Por Fernando Grecco
“Uma
das metas da educação é formar mentes que estejam em condições de criticar,
verificar e não aceitar tudo que a elas se propõe." (Jean Piaget)
Sabemos que Votorantim possui,
de um modo geral, uma população que deixa muito a desejar em termos
educacionais e, principalmente, no que concerne à formação cultural. Esse
fenômeno não é prerrogativa local, evidentemente, mas por aqui parece que a
resistência à evolução é maior, encontrando obstáculos intransponíveis a todo
instante. No entanto, quando assistimos a uma pasta importante da administração
pública fomentar propositadamente a alienação nas crianças, devemos nos
preocupar de fato, uma vez que os prejuízos podem ser incalculáveis.
Referimo-nos à triste informação de
que a Secretaria Municipal de Educação promoverá, na rede pública de ensino,
atividades comemorativas ao 31 de outubro, data em que se comemora o Halloween,
evento cultural mais fortemente presente nos EUA. Com o pretexto pouco
convincente de estimular o estudo do inglês, uma vez que as comemorações serão
realizadas pela Oficina de Língua Estrangeira, a secretaria demonstra um
incomensurável e injustificável despreparo no que toca à condução de uma pedagogia
realmente libertadora. Dessa forma, a secretaria evidencia estar presa, ainda, ao
conservadorismo da concepção pedagógica tradicional, com um agravante: a
subordinação inteira ao imperialismo norte-americano.

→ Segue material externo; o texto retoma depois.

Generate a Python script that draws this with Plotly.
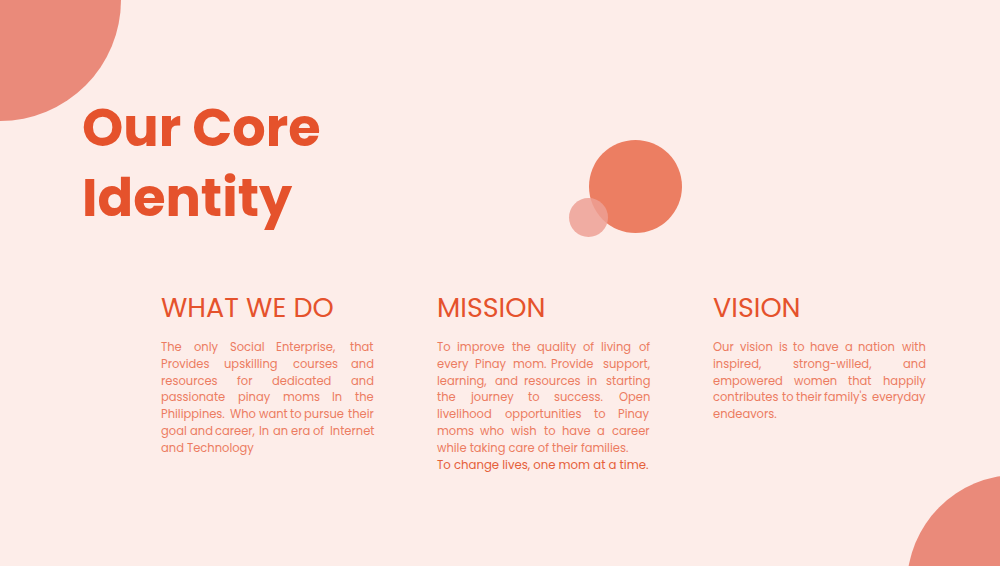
import plotly.graph_objects as go

# slide content
title_lines = ["Our Core", "Identity"]
headings = ["WHAT WE DO", "MISSION", "VISION"]

what_we_do_lines = [
    "The only Social Enterprise, that",
    "Provides upskilling courses and",
    "resources for dedicated and",
    "passionate pinay moms In the",
    "Philippines. Who want to pursue their",
    "goal and career, In an era of Internet",
    "and Technology",
]
mission_lines = [
    "To improve the quality of living of",
    "every Pinay mom. Provide support,",
    "learning, and resources in starting",
    "the journey to success. Open",
    "livelihood opportunities to Pinay",
    "moms who wish to have a career",
    "while taking care of their families.",
]
mission_tagline = "To change lives, one mom at a time."
vision_lines = [
    "Our vision is to have a nation with",
    "inspired, strong-willed, and",
    "empowered women that happily",
    "contributes to their family's everyday",
    "endeavors.",
]

BG = "#FDEDE9"
TITLE_COLOR = "#E5522C"
BODY_COLOR = "#EC7C61"
TAG_COLOR = "#E5603A"
FONT = "Poppins, Inter, sans-serif"

W, H = 1000, 566
col_x = [161, 437, 713]
col_w = 213
body_size = 11.5
line_gap = 16.9
body_top = 346.7
pad = 2  # annotation box padding in px

# approximate Poppins advance widths (em)
char_em = {
    " ": .26, ".": .23, ",": .23, "'": .2, "-": .44,
    "a": .64, "b": .64, "c": .57, "d": .64, "e": .6, "f": .35, "g": .64,
    "h": .62, "i": .26, "j": .26, "k": .54, "l": .26, "m": .95, "n": .62,
    "o": .61, "p": .64, "q": .64, "r": .38, "s": .5, "t": .37, "u": .62,
    "v": .55, "w": .83, "x": .53, "y": .55, "z": .47,
    "T": .58, "P": .64, "W": .97, "O": .78, "I": .28, "S": .58, "E": .56,
    "M": .88, "C": .72,
}


def text_width(s, size):
    return sum(char_em.get(ch, .65) for ch in s) * size * 1.06


fig = go.Figure()
fig.add_trace(go.Scatter(x=[0, W], y=[0, H], mode="markers",
                         marker=dict(opacity=0), hoverinfo="skip", showlegend=False))

# decorative circles
fig.add_shape(type="circle", x0=-121, y0=-121, x1=121, y1=121,
              fillcolor="#EA8A7A", line_width=0, layer="below")
fig.add_shape(type="circle", x0=1017 - 110, y0=585 - 110, x1=1017 + 110, y1=585 + 110,
              fillcolor="#EA8A7A", line_width=0, layer="below")
fig.add_shape(type="circle", x0=589, y0=140, x1=682, y1=233,
              fillcolor="#EC7E62", line_width=0, layer="below")
fig.add_shape(type="circle", x0=569, y0=198, x1=608, y1=237,
              fillcolor="#EDA094", opacity=0.84, line_width=0, layer="below")

# title
for i, t in enumerate(title_lines):
    fig.add_annotation(x=80, y=127 + 70 * i, text=t, xanchor="left", yanchor="middle",
                       showarrow=False, font=dict(family=FONT, size=52.5, color=TITLE_COLOR,
                                                  weight="bold"))

# headings
for x, h in zip(col_x, headings):
    fig.add_annotation(x=x - 2, y=307, text=h, xanchor="left", yanchor="middle",
                       showarrow=False, font=dict(family=FONT, size=27, color=TITLE_COLOR))


def add_paragraph(x0, lines, size=body_size, color=BODY_COLOR):
    for k, line in enumerate(lines):
        y = body_top + line_gap * k
        words = line.split()
        font = dict(family=FONT, size=size, color=color)
        if k == len(lines) - 1 or len(words) == 1:
            fig.add_annotation(x=x0 - pad, y=y, text=line, xanchor="left", yanchor="middle",
                               showarrow=False, font=font)
            continue
        # justified line: spread words across the column width
        widths = [text_width(w, size) for w in words]
        gap = (col_w - sum(widths)) / (len(words) - 1)
        pos = x0
        for j, (w, ww) in enumerate(zip(words, widths)):
            if j == len(words) - 1:
                fig.add_annotation(x=x0 + col_w + pad, y=y, text=w, xanchor="right",
                                   yanchor="middle", showarrow=False, font=font)
            else:
                fig.add_annotation(x=pos - pad, y=y, text=w, xanchor="left",
                                   yanchor="middle", showarrow=False, font=font)
            pos += ww + gap


add_paragraph(col_x[0], what_we_do_lines)
add_paragraph(col_x[1], mission_lines)
add_paragraph(col_x[2], vision_lines)
fig.add_annotation(x=col_x[1] - pad, y=body_top + line_gap * len(mission_lines),
                   text=mission_tagline, xanchor="left", yanchor="middle", showarrow=False,
                   font=dict(family=FONT, size=11.7, color=TAG_COLOR))

fig.update_xaxes(range=[0, W], visible=False, fixedrange=True)
fig.update_yaxes(range=[H, 0], visible=False, fixedrange=True)
fig.update_layout(width=W, height=H, margin=dict(l=0, r=0, t=0, b=0),
                  paper_bgcolor=BG, plot_bgcolor=BG, showlegend=False)

fig.write_html("out.html", config={"displayModeBar": False},
               post_script="document.body.style.margin='0';"
                           "document.body.style.background='%s';" % BG)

Mal comparando, a obra “Pinóquio às
avessas”, de Rubem Alves, retrata essa pedagogia prisioneira aos interesses do
liberalismo econômico, o que no caso de Votorantim transpõe os limites do
aceitável quando visa engranzar nas crianças conceitos culturais que, além de
distantes de suas realidades, procedem de uma estratégia política das mais
perversas que a humanidade já conheceu. O resultado inevitável dessa
subserviência é o adulto desprovido de identidade própria, bem aos moldes
desejáveis pelo mercado que visa de maneira persistente à uniformização de
pensamentos e à padronização de comportamentos.
Não se trata, como cinicamente pode alegar
a secretaria de educação, de estimular o estudo da língua ou mesmo promover o
conhecimento da cultura de outros povos através de atividades lúdicas. No caso
do primeiro argumento, o estímulo ao estudo da língua inglesa, ou de qualquer
outro idioma, dá-se na demonstração inequívoca da riqueza dos distintos
dialetos existentes no mundo como incontestável patrimônio da humanidade. No
segundo argumento, compreender a cultura alheia não é sinônimo de reproduzir
práticas que em nada se identificam com a nossa realidade. Primeiramente, a
pedagogia deveria voltar-se ao entendimento da nossa cultura, o que estaria
vinculado a análises profundas, por exemplo, sobre as matrizes culturais
africanas e àquelas verificadas na Península Ibérica sobretudo nos três
primeiros séculos da colônia.
E mais, no caso de repetir impensadamente
comportamentos manifestados na cultura alheia, então adotaremos o mesmo critério
para o estudo de todas as manifestações culturais já conhecidas na humanidade,
e não somente a norte-americana. Por exemplo, poderíamos iniciar arremessando
bebês de uma altura de 500 metros para serem salvos por pessoas que por eles
esperam com lençóis aos pés de uma torre, como acontece na Índia há mais de
cinco séculos. Ou, quem sabe, inspirados nos Aghoris, podemos estimular a
prática de se alimentar de pessoas mortas com o objetivo de buscar a
imortalidade e poderes sobrenaturais. Tudo isso faz sentido para a nossa
realidade? Não. Logo, entender e respeitar os tradicionalismos de um povo, o
que é esperado, não significa, nem de longe, praticá-los.
Nota-se que, mesmo após o desenvolvimento da
Teoria da Ação Antidialógica, de Paulo Freire, ainda há legiões de pedagogos
que, por ignorância ou má fé, fecham-se em seus universos medíocres e, pior,
confinam toda uma juventude na cela escura e nuviosa da estupidez. Dessa forma,
jamais evidenciarão a opulência da língua de Shakespeare às crianças, mas
estarão falseando o mundo, conscientes ou não, para a dominação completa de
seus corações e mentes.
*Artigo publicado para a edição da Folha de Votorantim de 24/10/2013.